WHAT IS EXPECTED: Output all the data exactly. Pictures do not belong in the copy.
::: GIVEN MATERIAL
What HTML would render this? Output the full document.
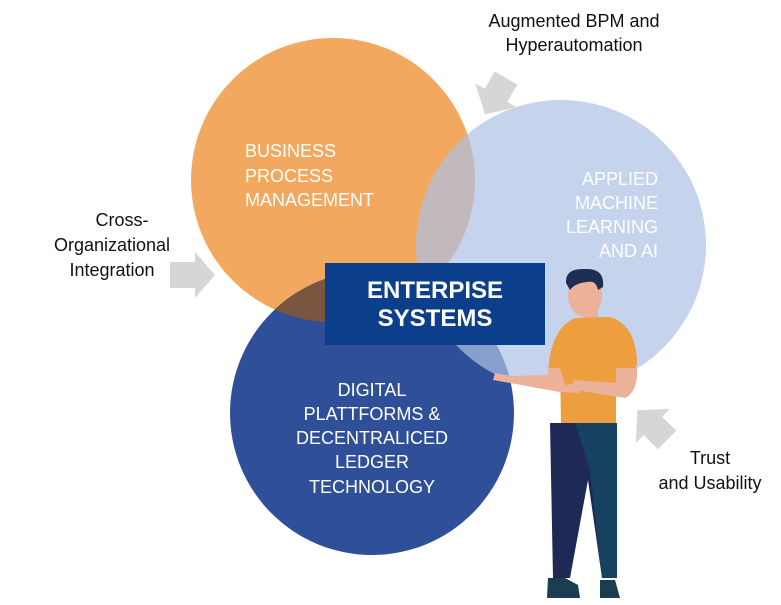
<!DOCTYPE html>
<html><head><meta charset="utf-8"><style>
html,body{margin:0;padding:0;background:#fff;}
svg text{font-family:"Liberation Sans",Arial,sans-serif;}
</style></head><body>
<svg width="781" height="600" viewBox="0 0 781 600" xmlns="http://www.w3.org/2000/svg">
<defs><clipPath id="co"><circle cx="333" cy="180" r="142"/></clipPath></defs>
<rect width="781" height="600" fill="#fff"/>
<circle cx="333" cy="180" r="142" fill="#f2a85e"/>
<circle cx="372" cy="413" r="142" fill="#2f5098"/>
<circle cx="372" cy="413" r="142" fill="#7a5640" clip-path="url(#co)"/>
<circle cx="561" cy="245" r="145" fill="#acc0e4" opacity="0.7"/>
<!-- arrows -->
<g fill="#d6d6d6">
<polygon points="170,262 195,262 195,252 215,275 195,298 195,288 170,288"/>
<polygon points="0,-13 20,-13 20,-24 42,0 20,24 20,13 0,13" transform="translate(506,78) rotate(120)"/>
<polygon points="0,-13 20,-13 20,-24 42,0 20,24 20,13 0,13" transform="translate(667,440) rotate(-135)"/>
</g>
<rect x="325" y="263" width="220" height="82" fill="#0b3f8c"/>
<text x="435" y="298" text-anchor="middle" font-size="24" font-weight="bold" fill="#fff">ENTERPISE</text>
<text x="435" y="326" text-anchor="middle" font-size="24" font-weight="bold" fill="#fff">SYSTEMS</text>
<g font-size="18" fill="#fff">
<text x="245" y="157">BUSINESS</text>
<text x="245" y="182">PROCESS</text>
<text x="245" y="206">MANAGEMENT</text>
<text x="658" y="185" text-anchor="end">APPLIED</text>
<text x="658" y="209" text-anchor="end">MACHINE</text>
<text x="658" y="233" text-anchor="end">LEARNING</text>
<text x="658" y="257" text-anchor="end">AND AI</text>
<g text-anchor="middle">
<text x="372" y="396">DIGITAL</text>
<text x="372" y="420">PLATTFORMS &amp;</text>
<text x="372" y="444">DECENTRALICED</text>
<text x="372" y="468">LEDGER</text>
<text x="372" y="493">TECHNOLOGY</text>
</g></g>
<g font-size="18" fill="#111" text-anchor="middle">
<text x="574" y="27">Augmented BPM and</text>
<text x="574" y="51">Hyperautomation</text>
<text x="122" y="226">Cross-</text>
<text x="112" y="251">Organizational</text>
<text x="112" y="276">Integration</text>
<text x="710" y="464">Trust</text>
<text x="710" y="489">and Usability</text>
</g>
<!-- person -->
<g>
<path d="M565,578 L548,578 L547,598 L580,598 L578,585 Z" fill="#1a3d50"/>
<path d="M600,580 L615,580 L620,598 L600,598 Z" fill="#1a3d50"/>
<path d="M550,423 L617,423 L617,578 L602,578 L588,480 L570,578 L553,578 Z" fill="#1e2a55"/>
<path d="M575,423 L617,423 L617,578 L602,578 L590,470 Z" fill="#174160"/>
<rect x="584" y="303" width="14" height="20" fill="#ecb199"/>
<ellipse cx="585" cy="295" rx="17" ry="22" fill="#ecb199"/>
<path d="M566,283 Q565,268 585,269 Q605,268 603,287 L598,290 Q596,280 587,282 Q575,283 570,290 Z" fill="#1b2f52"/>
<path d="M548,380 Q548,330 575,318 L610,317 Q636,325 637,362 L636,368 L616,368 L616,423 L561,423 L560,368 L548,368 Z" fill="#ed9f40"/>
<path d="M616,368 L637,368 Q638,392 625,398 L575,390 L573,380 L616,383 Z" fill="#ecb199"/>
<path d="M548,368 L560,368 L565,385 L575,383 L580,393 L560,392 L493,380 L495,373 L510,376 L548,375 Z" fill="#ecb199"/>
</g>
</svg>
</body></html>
::::::
COMPLETE RESPONSE:
What HTML would render this? Output the full document.
<!DOCTYPE html>
<html><head><meta charset="utf-8"><style>
html,body{margin:0;padding:0;background:#fff;}
svg text{font-family:"Liberation Sans",Arial,sans-serif;}
</style></head><body>
<svg width="781" height="600" viewBox="0 0 781 600" xmlns="http://www.w3.org/2000/svg">
<defs><clipPath id="co"><circle cx="333" cy="180" r="142"/></clipPath></defs>
<rect width="781" height="600" fill="#fff"/>
<circle cx="333" cy="180" r="142" fill="#f2a85e"/>
<circle cx="372" cy="413" r="142" fill="#2f5098"/>
<circle cx="372" cy="413" r="142" fill="#7a5640" clip-path="url(#co)"/>
<circle cx="561" cy="245" r="145" fill="#acc0e4" opacity="0.7"/>
<!-- arrows -->
<g fill="#d6d6d6">
<polygon points="170,262 195,262 195,252 215,275 195,298 195,288 170,288"/>
<polygon points="0,-13 20,-13 20,-24 42,0 20,24 20,13 0,13" transform="translate(506,78) rotate(120)"/>
<polygon points="0,-13 20,-13 20,-24 42,0 20,24 20,13 0,13" transform="translate(667,440) rotate(-135)"/>
</g>
<rect x="325" y="263" width="220" height="82" fill="#0b3f8c"/>
<text x="435" y="298" text-anchor="middle" font-size="24" font-weight="bold" fill="#fff">ENTERPISE</text>
<text x="435" y="326" text-anchor="middle" font-size="24" font-weight="bold" fill="#fff">SYSTEMS</text>
<g font-size="18" fill="#fff">
<text x="245" y="157">BUSINESS</text>
<text x="245" y="182">PROCESS</text>
<text x="245" y="206">MANAGEMENT</text>
<text x="658" y="185" text-anchor="end">APPLIED</text>
<text x="658" y="209" text-anchor="end">MACHINE</text>
<text x="658" y="233" text-anchor="end">LEARNING</text>
<text x="658" y="257" text-anchor="end">AND AI</text>
<g text-anchor="middle">
<text x="372" y="396">DIGITAL</text>
<text x="372" y="420">PLATTFORMS &amp;</text>
<text x="372" y="444">DECENTRALICED</text>
<text x="372" y="468">LEDGER</text>
<text x="372" y="493">TECHNOLOGY</text>
</g></g>
<g font-size="18" fill="#111" text-anchor="middle">
<text x="574" y="27">Augmented BPM and</text>
<text x="574" y="51">Hyperautomation</text>
<text x="122" y="226">Cross-</text>
<text x="112" y="251">Organizational</text>
<text x="112" y="276">Integration</text>
<text x="710" y="464">Trust</text>
<text x="710" y="489">and Usability</text>
</g>
<!-- person -->
<g>
<path d="M565,578 L548,578 L547,598 L580,598 L578,585 Z" fill="#1a3d50"/>
<path d="M600,580 L615,580 L620,598 L600,598 Z" fill="#1a3d50"/>
<path d="M550,423 L617,423 L617,578 L602,578 L588,480 L570,578 L553,578 Z" fill="#1e2a55"/>
<path d="M575,423 L617,423 L617,578 L602,578 L590,470 Z" fill="#174160"/>
<rect x="584" y="303" width="14" height="20" fill="#ecb199"/>
<ellipse cx="585" cy="295" rx="17" ry="22" fill="#ecb199"/>
<path d="M566,283 Q565,268 585,269 Q605,268 603,287 L598,290 Q596,280 587,282 Q575,283 570,290 Z" fill="#1b2f52"/>
<path d="M548,380 Q548,330 575,318 L610,317 Q636,325 637,362 L636,368 L616,368 L616,423 L561,423 L560,368 L548,368 Z" fill="#ed9f40"/>
<path d="M616,368 L637,368 Q638,392 625,398 L575,390 L573,380 L616,383 Z" fill="#ecb199"/>
<path d="M548,368 L560,368 L565,385 L575,383 L580,393 L560,392 L493,380 L495,373 L510,376 L548,375 Z" fill="#ecb199"/>
</g>
</svg>
</body></html>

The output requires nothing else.